経営者が本を書くのは
ある意味で復讐

編集部 そういえば、杉本さんが起業を決意して株式上場を目指したのは、藤田さんが書いた『ジャパニーズ・ドリーム』がきっかけだったということですが。

杉本 はい、そうですね。表紙を開くと、角刈りでスーツを着た初々しい藤田さんの写真が出てたのが強烈に印象に残っています(笑)。

編集部 会社には浮き沈みがある中で、経営者が本を書くことについて、藤田さんはどのように感じていらっしゃいますか?

藤田 正直に言うと、僕が本気で書いたのは『渋谷ではたらく社長の告白』と『起業家』の二冊です。
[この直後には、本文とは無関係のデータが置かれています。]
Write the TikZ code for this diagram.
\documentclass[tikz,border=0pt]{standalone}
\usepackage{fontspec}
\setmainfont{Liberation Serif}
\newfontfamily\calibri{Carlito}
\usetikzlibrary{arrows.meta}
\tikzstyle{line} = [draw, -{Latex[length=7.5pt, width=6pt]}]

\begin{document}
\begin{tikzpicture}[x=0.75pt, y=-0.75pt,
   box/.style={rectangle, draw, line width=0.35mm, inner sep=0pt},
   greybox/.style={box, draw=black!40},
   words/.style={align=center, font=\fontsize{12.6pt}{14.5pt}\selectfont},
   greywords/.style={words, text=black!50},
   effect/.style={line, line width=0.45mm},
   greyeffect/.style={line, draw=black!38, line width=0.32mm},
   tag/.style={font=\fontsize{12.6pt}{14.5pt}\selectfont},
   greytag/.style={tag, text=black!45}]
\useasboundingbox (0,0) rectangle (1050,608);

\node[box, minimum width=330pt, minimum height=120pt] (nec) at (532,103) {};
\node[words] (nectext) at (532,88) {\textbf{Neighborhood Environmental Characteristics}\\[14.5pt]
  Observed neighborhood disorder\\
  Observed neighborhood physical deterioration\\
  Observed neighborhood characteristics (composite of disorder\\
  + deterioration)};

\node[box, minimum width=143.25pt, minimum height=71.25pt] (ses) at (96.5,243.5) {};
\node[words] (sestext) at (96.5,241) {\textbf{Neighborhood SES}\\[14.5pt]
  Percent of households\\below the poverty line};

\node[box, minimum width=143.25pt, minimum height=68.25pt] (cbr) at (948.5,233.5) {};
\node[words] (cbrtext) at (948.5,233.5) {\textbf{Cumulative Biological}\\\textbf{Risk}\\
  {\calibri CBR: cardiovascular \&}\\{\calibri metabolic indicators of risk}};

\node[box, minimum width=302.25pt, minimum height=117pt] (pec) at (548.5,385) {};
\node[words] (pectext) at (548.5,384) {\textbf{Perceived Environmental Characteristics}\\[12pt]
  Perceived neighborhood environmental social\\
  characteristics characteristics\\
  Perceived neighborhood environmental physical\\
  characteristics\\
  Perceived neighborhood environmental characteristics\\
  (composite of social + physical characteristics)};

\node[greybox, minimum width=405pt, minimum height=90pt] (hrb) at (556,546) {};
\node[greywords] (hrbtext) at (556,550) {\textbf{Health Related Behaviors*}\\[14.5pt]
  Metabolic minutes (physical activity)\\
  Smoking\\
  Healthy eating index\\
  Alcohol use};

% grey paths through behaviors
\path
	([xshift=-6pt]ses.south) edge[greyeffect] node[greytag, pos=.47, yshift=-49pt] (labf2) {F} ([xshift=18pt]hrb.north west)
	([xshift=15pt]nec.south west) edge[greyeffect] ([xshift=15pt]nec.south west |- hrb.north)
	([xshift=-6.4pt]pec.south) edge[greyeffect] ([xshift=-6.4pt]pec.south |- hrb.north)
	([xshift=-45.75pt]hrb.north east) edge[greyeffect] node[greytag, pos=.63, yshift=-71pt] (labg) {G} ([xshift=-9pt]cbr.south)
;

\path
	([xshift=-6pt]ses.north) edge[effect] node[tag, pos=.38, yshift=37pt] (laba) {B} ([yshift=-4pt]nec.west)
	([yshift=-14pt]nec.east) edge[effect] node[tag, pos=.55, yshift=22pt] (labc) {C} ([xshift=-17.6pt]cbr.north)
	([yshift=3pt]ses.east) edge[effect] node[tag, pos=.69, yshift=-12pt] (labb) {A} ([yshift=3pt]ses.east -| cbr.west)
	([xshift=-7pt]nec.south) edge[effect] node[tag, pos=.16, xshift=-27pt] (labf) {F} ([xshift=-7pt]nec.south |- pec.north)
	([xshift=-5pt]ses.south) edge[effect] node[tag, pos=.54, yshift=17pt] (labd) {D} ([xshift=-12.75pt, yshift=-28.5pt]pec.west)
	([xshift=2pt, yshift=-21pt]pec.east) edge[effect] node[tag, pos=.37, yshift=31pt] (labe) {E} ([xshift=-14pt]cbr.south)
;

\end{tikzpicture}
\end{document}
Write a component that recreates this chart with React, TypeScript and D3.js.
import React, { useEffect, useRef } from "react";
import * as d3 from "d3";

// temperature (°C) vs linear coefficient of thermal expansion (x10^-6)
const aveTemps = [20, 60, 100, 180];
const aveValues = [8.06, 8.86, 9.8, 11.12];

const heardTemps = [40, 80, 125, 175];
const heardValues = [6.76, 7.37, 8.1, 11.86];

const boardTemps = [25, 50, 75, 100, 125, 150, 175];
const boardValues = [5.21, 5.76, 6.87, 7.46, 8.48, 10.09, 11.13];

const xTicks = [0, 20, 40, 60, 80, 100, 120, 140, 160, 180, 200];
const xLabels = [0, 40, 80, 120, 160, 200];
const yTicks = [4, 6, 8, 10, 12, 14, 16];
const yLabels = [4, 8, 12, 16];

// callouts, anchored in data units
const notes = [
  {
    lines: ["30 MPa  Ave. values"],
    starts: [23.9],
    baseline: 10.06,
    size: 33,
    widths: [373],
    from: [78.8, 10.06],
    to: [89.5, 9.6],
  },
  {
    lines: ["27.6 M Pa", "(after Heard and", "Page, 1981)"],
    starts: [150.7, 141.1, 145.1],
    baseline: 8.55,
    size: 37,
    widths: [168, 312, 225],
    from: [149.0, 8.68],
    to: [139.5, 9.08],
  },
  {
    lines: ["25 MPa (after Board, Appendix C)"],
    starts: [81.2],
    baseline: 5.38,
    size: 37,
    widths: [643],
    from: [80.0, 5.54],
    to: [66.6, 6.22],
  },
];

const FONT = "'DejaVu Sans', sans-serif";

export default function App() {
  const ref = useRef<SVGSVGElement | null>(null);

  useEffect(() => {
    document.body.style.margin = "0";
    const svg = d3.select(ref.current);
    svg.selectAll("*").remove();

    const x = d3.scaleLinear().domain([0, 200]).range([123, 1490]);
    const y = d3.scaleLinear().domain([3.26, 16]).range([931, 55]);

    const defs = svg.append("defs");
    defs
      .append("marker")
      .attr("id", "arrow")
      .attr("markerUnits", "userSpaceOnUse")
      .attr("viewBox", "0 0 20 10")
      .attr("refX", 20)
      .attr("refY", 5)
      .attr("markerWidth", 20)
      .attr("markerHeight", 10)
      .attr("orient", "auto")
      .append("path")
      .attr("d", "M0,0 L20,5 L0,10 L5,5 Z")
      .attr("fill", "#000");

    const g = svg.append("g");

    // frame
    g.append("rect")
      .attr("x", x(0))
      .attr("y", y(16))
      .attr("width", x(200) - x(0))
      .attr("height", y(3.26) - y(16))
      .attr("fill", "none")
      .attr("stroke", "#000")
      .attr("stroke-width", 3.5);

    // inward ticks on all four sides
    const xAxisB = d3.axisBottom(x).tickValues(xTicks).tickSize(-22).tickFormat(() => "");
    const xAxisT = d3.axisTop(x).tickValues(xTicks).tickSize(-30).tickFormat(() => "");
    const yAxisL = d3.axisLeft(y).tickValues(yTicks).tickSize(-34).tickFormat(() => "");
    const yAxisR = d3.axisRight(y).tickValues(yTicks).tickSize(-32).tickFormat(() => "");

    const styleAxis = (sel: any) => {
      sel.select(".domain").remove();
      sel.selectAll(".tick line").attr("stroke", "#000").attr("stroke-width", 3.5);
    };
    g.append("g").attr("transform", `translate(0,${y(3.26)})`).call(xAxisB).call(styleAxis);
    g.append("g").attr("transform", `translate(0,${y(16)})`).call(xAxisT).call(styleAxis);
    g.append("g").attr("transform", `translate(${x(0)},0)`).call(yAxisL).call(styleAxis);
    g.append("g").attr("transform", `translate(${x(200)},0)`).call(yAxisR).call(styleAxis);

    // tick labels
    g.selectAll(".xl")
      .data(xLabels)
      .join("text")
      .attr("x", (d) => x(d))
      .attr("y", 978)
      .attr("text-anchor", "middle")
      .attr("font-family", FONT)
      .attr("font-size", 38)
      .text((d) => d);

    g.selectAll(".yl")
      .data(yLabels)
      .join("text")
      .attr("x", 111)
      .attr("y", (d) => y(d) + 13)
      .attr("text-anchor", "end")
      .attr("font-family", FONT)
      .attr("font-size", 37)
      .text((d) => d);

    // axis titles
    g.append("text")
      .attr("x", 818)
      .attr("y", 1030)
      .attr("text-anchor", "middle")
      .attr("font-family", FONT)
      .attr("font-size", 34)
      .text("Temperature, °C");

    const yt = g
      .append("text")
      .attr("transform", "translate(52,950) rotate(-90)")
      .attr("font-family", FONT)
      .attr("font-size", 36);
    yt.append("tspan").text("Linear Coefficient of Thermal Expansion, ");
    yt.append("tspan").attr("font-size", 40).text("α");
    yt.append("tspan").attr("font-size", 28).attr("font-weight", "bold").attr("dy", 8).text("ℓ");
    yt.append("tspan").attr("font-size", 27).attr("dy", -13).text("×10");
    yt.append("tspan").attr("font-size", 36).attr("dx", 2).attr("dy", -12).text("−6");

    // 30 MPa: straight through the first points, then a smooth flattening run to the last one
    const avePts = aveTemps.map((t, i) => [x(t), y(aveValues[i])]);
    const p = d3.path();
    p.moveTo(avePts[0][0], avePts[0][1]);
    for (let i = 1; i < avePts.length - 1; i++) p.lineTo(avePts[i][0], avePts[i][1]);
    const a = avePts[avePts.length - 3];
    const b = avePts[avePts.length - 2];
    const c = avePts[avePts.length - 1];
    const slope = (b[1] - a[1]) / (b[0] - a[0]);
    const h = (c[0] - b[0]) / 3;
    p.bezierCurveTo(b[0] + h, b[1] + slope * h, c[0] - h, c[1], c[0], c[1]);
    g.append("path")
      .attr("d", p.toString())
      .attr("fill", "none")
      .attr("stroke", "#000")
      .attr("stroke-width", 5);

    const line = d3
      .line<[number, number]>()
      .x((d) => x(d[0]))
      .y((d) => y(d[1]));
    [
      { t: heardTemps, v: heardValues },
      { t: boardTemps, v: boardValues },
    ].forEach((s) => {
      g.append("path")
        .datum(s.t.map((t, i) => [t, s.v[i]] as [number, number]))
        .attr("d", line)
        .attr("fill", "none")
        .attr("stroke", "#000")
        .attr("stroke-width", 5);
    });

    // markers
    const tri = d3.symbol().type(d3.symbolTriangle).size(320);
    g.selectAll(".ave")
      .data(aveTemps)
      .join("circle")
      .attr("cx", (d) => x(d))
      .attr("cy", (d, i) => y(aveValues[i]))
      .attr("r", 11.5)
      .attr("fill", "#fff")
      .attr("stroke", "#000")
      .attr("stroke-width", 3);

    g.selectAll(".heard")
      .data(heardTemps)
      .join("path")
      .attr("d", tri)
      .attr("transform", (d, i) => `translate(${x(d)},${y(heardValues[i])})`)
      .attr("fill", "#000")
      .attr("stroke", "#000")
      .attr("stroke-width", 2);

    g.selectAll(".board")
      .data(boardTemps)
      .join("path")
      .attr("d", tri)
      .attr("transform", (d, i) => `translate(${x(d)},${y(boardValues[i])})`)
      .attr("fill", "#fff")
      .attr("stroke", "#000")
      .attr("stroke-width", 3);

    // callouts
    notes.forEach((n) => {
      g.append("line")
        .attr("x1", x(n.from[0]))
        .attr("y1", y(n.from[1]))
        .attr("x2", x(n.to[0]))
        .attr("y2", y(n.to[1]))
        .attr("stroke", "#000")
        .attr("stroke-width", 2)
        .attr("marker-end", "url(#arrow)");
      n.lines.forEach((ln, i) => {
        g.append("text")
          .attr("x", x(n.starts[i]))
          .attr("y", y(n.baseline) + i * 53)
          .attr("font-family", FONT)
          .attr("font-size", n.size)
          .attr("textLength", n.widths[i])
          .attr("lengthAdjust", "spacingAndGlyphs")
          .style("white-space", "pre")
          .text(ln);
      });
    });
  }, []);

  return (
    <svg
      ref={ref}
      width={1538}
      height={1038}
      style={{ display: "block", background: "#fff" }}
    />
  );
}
これは、ある意味で復讐ですね。会社を経営していると、特に上場企業ともなると、やはりぼろくそに言われることが少なくない。アメーバを大きなメディアにすると宣言したり、必ず黒字化すると説明しても、もっともらしい理由を並べ立てて批判される。ところが、実現したら手のひらを返したように賞賛され、みんなバカにしていたことなど忘れてしまう。本を書くのは、起業家としてバカにされた世間への復讐でもあります。

杉本 本でなくては伝わらない部分もありますしね。

藤田 そう。当時一緒に働いていたはずの社員から「この本を読んで初めて社長の苦悩を知りました」と言われることがある。一冊の本で出来事を体系的にまとめることには意義がある。

杉本 実際、この本が出るまでは、私がほかの会社に金を流して早々に復活したというような噂がまことしやかに流れたりしていました。でも、この本が出版されて「君が投資家に何を伝えたかったのかわかったよ」とわざわざ連絡をいただいたりもして。本当に、本を出してよかったと思ってます。

藤田 そういえば、アマゾンのこの本のページにも、多くのレビューが書かれているね。

杉本 ありがたいですね。ただ、やはり両極端の意見が多いというか。起業家マインドをもってる方には刺さるようですが、ただの交遊録にしか思えないという人もいます。

藤田 両極端の意見が出るほど、いい本だと言われたことがあるよ。

杉本 そうなんですか。またちょっとモチベーションが上がりました(笑)。